I tried to learn the norms, in order to fit in. I was still able to make friends (mostly outside of school) and get decent grades, since there were certain "school" and "friendship norms" that applied for both the USA and Argentina. But the more I tried to apply myself to this process, the more I felt like there were so many rules that feel obsolete in quite a few situations, which happened so many times that I came to think that there was a set of norms for Argentineans but not for foreigners, who had to pray to get lucky.

Here's an example of a rule that fell "obsolete": As an American at a bilingual school, English classes were pretty easy for me, and a lot of people looked to me for help. I found, at first, that helping people from my class with certain translations made them very happy, which made them act nicer towards me. But over time, things got to the point where those people would treat me badly even after I had helped them, or would get frustrated after asking for my help and realizing that the translation would be more difficult than expected. People made jokes that I'd always say "It depends on how you use it" or a similar phrase when helping, but it was pretty true. In many cases, I needed more context than what they gave me to properly help them, and if I gave them the wrong answer, it'd just be worse for me. But given my previous experiences, I'm not sure that rule still fully applies, since so many other ones don't.

Finally, I was able to graduate high school, get into college in the United States and start having a more stable life. My sense of anomie has mostly faded. The good part is, I have some great inspiration from my experiences with anomie. In spite of it, I even made some friends who I still talk to today (They are more understanding of us "Yankees", and know full well how immature it is to bully someone just because they are from a different country and are "different" as a person). But now, I know what it's like to feel that you can't rely on anything or anyone. I've lost sleep wondering whether I'd be at the same school or house the following month, because I was terrified of change and loss. Looking back, I feel more comfortable with change now, and I'm grateful for that, but I don't wish it upon anyone to feel like I did.

I hope that my writing can make people feel less of a sense of anomie, or more comfortable with it. Some people might embrace it, and if I can help them do that, help them make sense of things, then I'm grateful.

There will be certain characters in my projects who will feel plagued with a sense of anomie. Christine experiences some of it in my novel "Promises Made, Kept and Broken", which will hopefully be published in 2015. Lance, Jennifer and Meg are three characters from a work-in-progress that struggled greatly with it. Jasmine and Megan, from two other novels in the works, find themselves dealing with it as well. It is even present in some of my poetry.

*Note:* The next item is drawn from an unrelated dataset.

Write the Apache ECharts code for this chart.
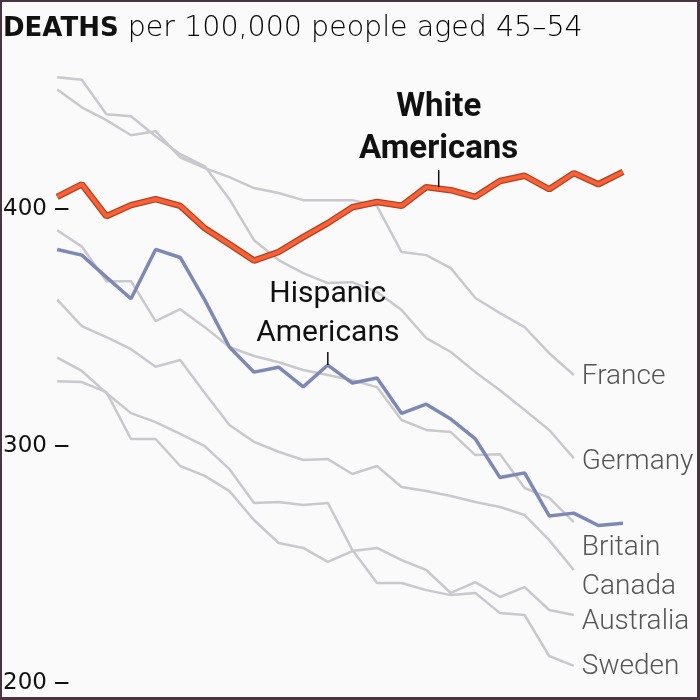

You could definitely say anomie has been a huge influence on my work. There have been many other influences, ranging from close friends to bizarre situations and even made-up settings and people (I wrote a poem recently in which I mentioned there was a man holding a candle in his mouth while driving through the woods in the dark. I have never seen that happen or even heard of it happening. Imagination is key), plus everything in between. In the end, I want to inspire people and feel inspired, be happy and help others feel the same. Anomie tends to take away your sense of belonging, and I have been able to get it back by reading and writing. If you're feeling a sense of anomie, or anger, or sadness, or simply that you don't belong: I can help you. There is more to life than a struggle for identity and belonging. Somewhere out there are people who have felt exactly the same as you. You may not know them, but they are reaching out to you in one of the best possible ways: through their writing.